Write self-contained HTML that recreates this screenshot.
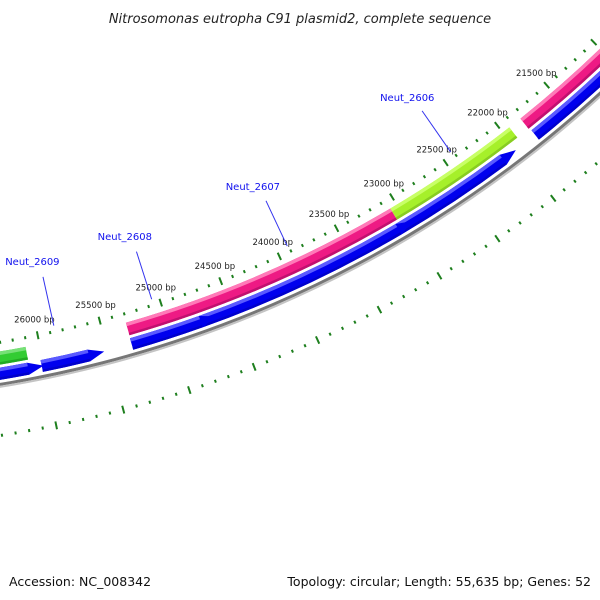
<!DOCTYPE html>
<html><head><meta charset="utf-8"><style>
html,body{margin:0;padding:0;background:#fff}
svg{display:block}
text{font-family:"DejaVu Sans","Liberation Sans",sans-serif}
</style></head><body>
<svg id="map" width="600" height="600" viewBox="0 0 600 600" xmlns="http://www.w3.org/2000/svg">
<rect width="600" height="600" fill="#fff"/>
<text x="300" y="23" text-anchor="middle" font-size="13" font-style="italic" fill="#222">Nitrosomonas eutropha C91 plasmid2, complete sequence</text>
<g id="rings"></g>
<g id="features"></g>
<g id="labels"></g>
<text x="9" y="586" font-size="12.5" fill="#111">Accession: NC_008342</text>
<text x="591" y="586" text-anchor="end" font-size="12.5" fill="#111">Topology: circular; Length: 55,635 bp; Genes: 52</text>
</svg>
<script>
const genomeLength = 55635;
const tickLabels = [21500, 22000, 22500, 23000, 23500, 24000, 24500, 25000, 25500, 26000];
const fwdStarts = [19000, 21825, 23057, 23057, 25307];
const fwdEnds = [21825-1, 19000, 25307, 21935, 26600];
const fwdColors = ['pink','pink','pink','lime','green'];
const featStart = [19000, 21825, 23057, 24200, 26111];
const featEnd   = [21935-110, 24200-1, 25307, 24200, 28000];
const pinkStarts = [19000, 23057];
const pinkEnds = [21825, 25307];
const limeStarts = [21935];
const limeEnds = [23057];
const greenStarts = [26111];
const greenEnds = [28000];
const blueStarts = [19000, 22123, 23084, 24754, 25647, 26122];
const blueEnds = [21815, 23084, 24754, 25310, 26017, 28000];
const geneNames = ['Neut_2606', 'Neut_2607', 'Neut_2608', 'Neut_2609'];
const geneLabelBp = [22420, 23910, 25060, 25860];

const CX = -189.3, CY = -769.7;
const NS = 'http://www.w3.org/2000/svg';
function ang(bp){ return (65.45 + (bp - 24000) * 360 / genomeLength) * Math.PI / 180; }
function pt(bp, r){ const a = ang(bp); return [CX + r * Math.cos(a), CY + r * Math.sin(a)]; }
function f(v){ return v.toFixed(2); }
function band(b1, b2, r1, r2, arrow){
  const o1 = pt(b1, r2), o2 = pt(b2, r2), i2 = pt(b2, r1), i1 = pt(b1, r1);
  let d = 'M' + f(o1[0]) + ',' + f(o1[1]) + ' A' + r2 + ',' + r2 + ' 0 0 1 ' + f(o2[0]) + ',' + f(o2[1]) +
    ' L' + f(i2[0]) + ',' + f(i2[1]) + ' A' + r1 + ',' + r1 + ' 0 0 0 ' + f(i1[0]) + ',' + f(i1[1]);
  if (arrow) { const t = pt(b1 - 120, (r1 + r2) / 2); d += ' L' + f(t[0]) + ',' + f(t[1]); }
  return d + ' Z';
}
function mk(parent, tag, attrs){ const e = document.createElementNS(NS, tag); for (const k in attrs) e.setAttribute(k, attrs[k]); parent.appendChild(e); return e; }

const rings = document.getElementById('rings');
const feats = document.getElementById('features');
const labs = document.getElementById('labels');

// backbone
let bb = mk(rings, 'path', {d: band(18000, 29000, 1168, 1171), fill: '#777'});


let bbs = mk(rings, 'path', {d: band(18000, 29000, 1171, 1173), fill: '#c4c4c4'});



// ticks
for (let bp = 18000; bp <= 29000; bp += 100) {
  const major = bp % 500 === 0;
  const rings2 = [1128, 1220];
  for (const R of rings2) {
    const h = major ? 4 : 1.5;
    const a = pt(bp, R - h), b = pt(bp, R + h);
    const l = mk(rings, 'line', {x1: f(a[0]), y1: f(a[1]), x2: f(b[0]), y2: f(b[1]), stroke: '#1e7f1e', 'stroke-width': 2});
    
    
  }
}
tickLabels.forEach(bp => {
  const p = pt(bp, 1112);
  const t = mk(labs, 'text', {x: f(p[0]), y: f(p[1] + 3), 'text-anchor': 'middle', 'font-size': 8.5, fill: '#222'});
  t.textContent = bp + ' bp';
  
  
});

function drawBand(starts, ends, r1, r2, cTop, cMain, cLow, name, arrow){
  starts.forEach((s, i) => {
    const e = ends[i];
    const g = mk(feats, 'g', {});
    
    
    mk(g, 'path', {d: band(s, e, r1, r2, arrow), fill: cMain});
    mk(g, 'path', {d: band(s, e, r2 - 2.5, r2), fill: cTop});
    mk(g, 'path', {d: band(s, e, r1, r1 + 3.5), fill: cLow});
  });
}
drawBand(pinkStarts, pinkEnds, 1137, 1150, '#c01070', '#ee1a84', '#ff7ab8', 'gene-forward-pink', false);
drawBand(limeStarts, limeEnds, 1137, 1150, '#88cc22', '#a6f02a', '#c8ff66', 'gene-forward-lime', false);
drawBand(greenStarts, greenEnds, 1137, 1150, '#22aa22', '#33cc33', '#77e077', 'gene-forward-green', false);
drawBand(blueStarts, blueEnds, 1153, 1165, '#0000cc', '#0000ee', '#5a5aff', 'gene-reverse-blue', true);

// gene labels
geneNames.forEach((n, i) => {
  const bp = geneLabelBp[i];
  const a = pt(bp, 1122), b = pt(bp, 1072), tp = pt(bp, 1060);
  const l = mk(labs, 'line', {x1: f(a[0]), y1: f(a[1]), x2: f(b[0]), y2: f(b[1]), stroke: '#3333ee', 'stroke-width': 1});
  
  
  const t = mk(labs, 'text', {x: f(tp[0] - 8), y: f(tp[1]), 'text-anchor': 'middle', 'font-size': 10, fill: '#1111ee'});
  t.textContent = n;
  
  
});
</script>
</body></html>
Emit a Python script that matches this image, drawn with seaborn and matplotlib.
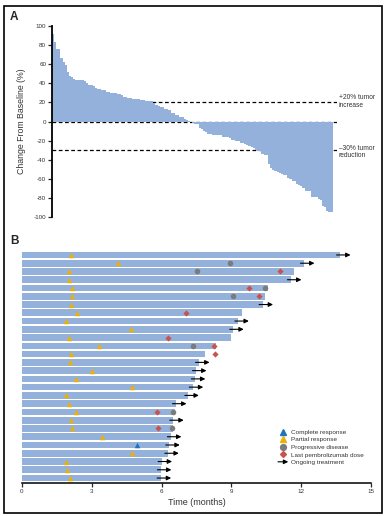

--------

■ BRIEF ■
The data should be printed again unchanged; leave its pictures out.

■ EXERCISE RESULT ■
Write self-contained HTML that recreates this screenshot.
<!DOCTYPE html>
<html><head><meta charset="utf-8"><style>
html,body{margin:0;padding:0;background:#fff}
svg{display:block}
text{font-family:"DejaVu Sans","Liberation Sans",sans-serif}
</style></head><body>
<svg id="map" width="600" height="600" viewBox="0 0 600 600" xmlns="http://www.w3.org/2000/svg">
<rect width="600" height="600" fill="#fff"/>
<text x="300" y="23" text-anchor="middle" font-size="13" font-style="italic" fill="#222">Nitrosomonas eutropha C91 plasmid2, complete sequence</text>
<g id="rings"></g>
<g id="features"></g>
<g id="labels"></g>
<text x="9" y="586" font-size="12.5" fill="#111">Accession: NC_008342</text>
<text x="591" y="586" text-anchor="end" font-size="12.5" fill="#111">Topology: circular; Length: 55,635 bp; Genes: 52</text>
</svg>
<script>
const genomeLength = 55635;
const tickLabels = [21500, 22000, 22500, 23000, 23500, 24000, 24500, 25000, 25500, 26000];
const fwdStarts = [19000, 21825, 23057, 23057, 25307];
const fwdEnds = [21825-1, 19000, 25307, 21935, 26600];
const fwdColors = ['pink','pink','pink','lime','green'];
const featStart = [19000, 21825, 23057, 24200, 26111];
const featEnd   = [21935-110, 24200-1, 25307, 24200, 28000];
const pinkStarts = [19000, 23057];
const pinkEnds = [21825, 25307];
const limeStarts = [21935];
const limeEnds = [23057];
const greenStarts = [26111];
const greenEnds = [28000];
const blueStarts = [19000, 22123, 23084, 24754, 25647, 26122];
const blueEnds = [21815, 23084, 24754, 25310, 26017, 28000];
const geneNames = ['Neut_2606', 'Neut_2607', 'Neut_2608', 'Neut_2609'];
const geneLabelBp = [22420, 23910, 25060, 25860];

const CX = -189.3, CY = -769.7;
const NS = 'http://www.w3.org/2000/svg';
function ang(bp){ return (65.45 + (bp - 24000) * 360 / genomeLength) * Math.PI / 180; }
function pt(bp, r){ const a = ang(bp); return [CX + r * Math.cos(a), CY + r * Math.sin(a)]; }
function f(v){ return v.toFixed(2); }
function band(b1, b2, r1, r2, arrow){
  const o1 = pt(b1, r2), o2 = pt(b2, r2), i2 = pt(b2, r1), i1 = pt(b1, r1);
  let d = 'M' + f(o1[0]) + ',' + f(o1[1]) + ' A' + r2 + ',' + r2 + ' 0 0 1 ' + f(o2[0]) + ',' + f(o2[1]) +
    ' L' + f(i2[0]) + ',' + f(i2[1]) + ' A' + r1 + ',' + r1 + ' 0 0 0 ' + f(i1[0]) + ',' + f(i1[1]);
  if (arrow) { const t = pt(b1 - 120, (r1 + r2) / 2); d += ' L' + f(t[0]) + ',' + f(t[1]); }
  return d + ' Z';
}
function mk(parent, tag, attrs){ const e = document.createElementNS(NS, tag); for (const k in attrs) e.setAttribute(k, attrs[k]); parent.appendChild(e); return e; }

const rings = document.getElementById('rings');
const feats = document.getElementById('features');
const labs = document.getElementById('labels');

// backbone
let bb = mk(rings, 'path', {d: band(18000, 29000, 1168, 1171), fill: '#777'});


let bbs = mk(rings, 'path', {d: band(18000, 29000, 1171, 1173), fill: '#c4c4c4'});



// ticks
for (let bp = 18000; bp <= 29000; bp += 100) {
  const major = bp % 500 === 0;
  const rings2 = [1128, 1220];
  for (const R of rings2) {
    const h = major ? 4 : 1.5;
    const a = pt(bp, R - h), b = pt(bp, R + h);
    const l = mk(rings, 'line', {x1: f(a[0]), y1: f(a[1]), x2: f(b[0]), y2: f(b[1]), stroke: '#1e7f1e', 'stroke-width': 2});
    
    
  }
}
tickLabels.forEach(bp => {
  const p = pt(bp, 1112);
  const t = mk(labs, 'text', {x: f(p[0]), y: f(p[1] + 3), 'text-anchor': 'middle', 'font-size': 8.5, fill: '#222'});
  t.textContent = bp + ' bp';
  
  
});

function drawBand(starts, ends, r1, r2, cTop, cMain, cLow, name, arrow){
  starts.forEach((s, i) => {
    const e = ends[i];
    const g = mk(feats, 'g', {});
    
    
    mk(g, 'path', {d: band(s, e, r1, r2, arrow), fill: cMain});
    mk(g, 'path', {d: band(s, e, r2 - 2.5, r2), fill: cTop});
    mk(g, 'path', {d: band(s, e, r1, r1 + 3.5), fill: cLow});
  });
}
drawBand(pinkStarts, pinkEnds, 1137, 1150, '#c01070', '#ee1a84', '#ff7ab8', 'gene-forward-pink', false);
drawBand(limeStarts, limeEnds, 1137, 1150, '#88cc22', '#a6f02a', '#c8ff66', 'gene-forward-lime', false);
drawBand(greenStarts, greenEnds, 1137, 1150, '#22aa22', '#33cc33', '#77e077', 'gene-forward-green', false);
drawBand(blueStarts, blueEnds, 1153, 1165, '#0000cc', '#0000ee', '#5a5aff', 'gene-reverse-blue', true);

// gene labels
geneNames.forEach((n, i) => {
  const bp = geneLabelBp[i];
  const a = pt(bp, 1122), b = pt(bp, 1072), tp = pt(bp, 1060);
  const l = mk(labs, 'line', {x1: f(a[0]), y1: f(a[1]), x2: f(b[0]), y2: f(b[1]), stroke: '#3333ee', 'stroke-width': 1});
  
  
  const t = mk(labs, 'text', {x: f(tp[0] - 8), y: f(tp[1]), 'text-anchor': 'middle', 'font-size': 10, fill: '#1111ee'});
  t.textContent = n;
  
  
});
</script>
</body></html>
Emit a Python script that matches this image, drawn with seaborn and matplotlib.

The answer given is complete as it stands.